Dubai: More than 100 works of Arabic calligraphy by 63 prominent Emirati and Arab calligraphers are being showcased at an art exhibition organised by the Sultan Bin Ali Al Owais Cultural Foundation.
Held under the title of ‘Al Owais Symposium on Arabic Calligraphy’, the one-month exhibition highlights how Arabic calligraphy has been transformed from a tool of communication and blossomed into an art form boasting various styles.
The event was inaugurated by Mohammed Al Murr, Chairman of the Mohammed bin Rashid Al Maktoum Library Foundation, at the foundation’s Grand Exhibition Hall, on Monday. Present were literary critic and author Abdul Ghaffar Hussein; Abdul Hamid Ahmed, Secretary-General of the foundation; Dr Fatima Al Sayegh, member of the board of trustees of the foundation; Khalid Al Jallaf, President of the Emirates Society for Arabic Calligraphy, and a large gathering of Arabic calligraphy enthusiasts and art collectors.

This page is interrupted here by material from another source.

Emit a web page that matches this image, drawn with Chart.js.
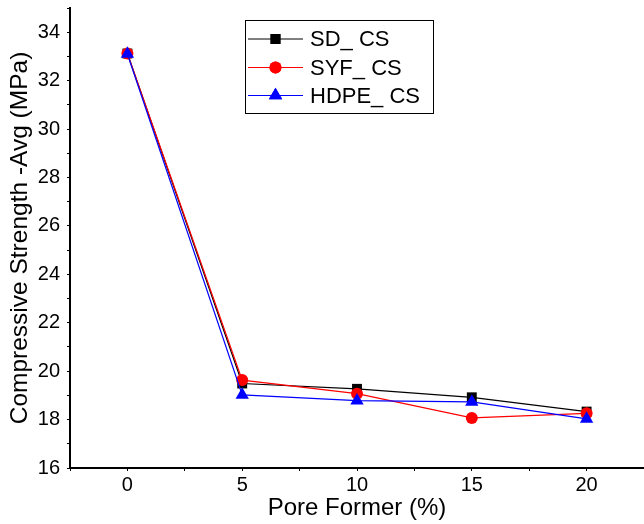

The exhibition showcases artworks representing different Arabic styles of writing, namely Al Kufi, Al Diwani, Al Naskh, Reqaa, and Nastaliq, which later inspired calligraphers to create other scripts. It highlights the great attention given by the foundation to authentic genres of art and reflects its ongoing efforts to introduce talents of similar expertise and approaches through art, with a view to presenting the bright image of the UAE and its authentic culture to the entire world.
Featuring 110 fascinating masterpieces and distinctive paintings, the exhibition takes visitors on a journey to see how Arabic calligraphy has evolved throughout history and showcase the beauty of Arabic calligraphy and the importance of preserving it and passing it onto generations to come.
A seminar on ‘Calligraphy in the UAE over Half a Century’ was held on the sidelines of the exhibition, featuring Emirati calligrapher Khalid Al Jallaf and veteran calligrapher Taj Alsir Hassan who spoke about the development of calligraphy in the UAE.
The foundation will release a special book about the symposium, featuring pictures of the showcased artworks along with information about the participating artists, to highlight the significance of Arabic calligraphy as an art form that continues to evolve.
The door is open to art collectors at the exhibition, which continues until October 19.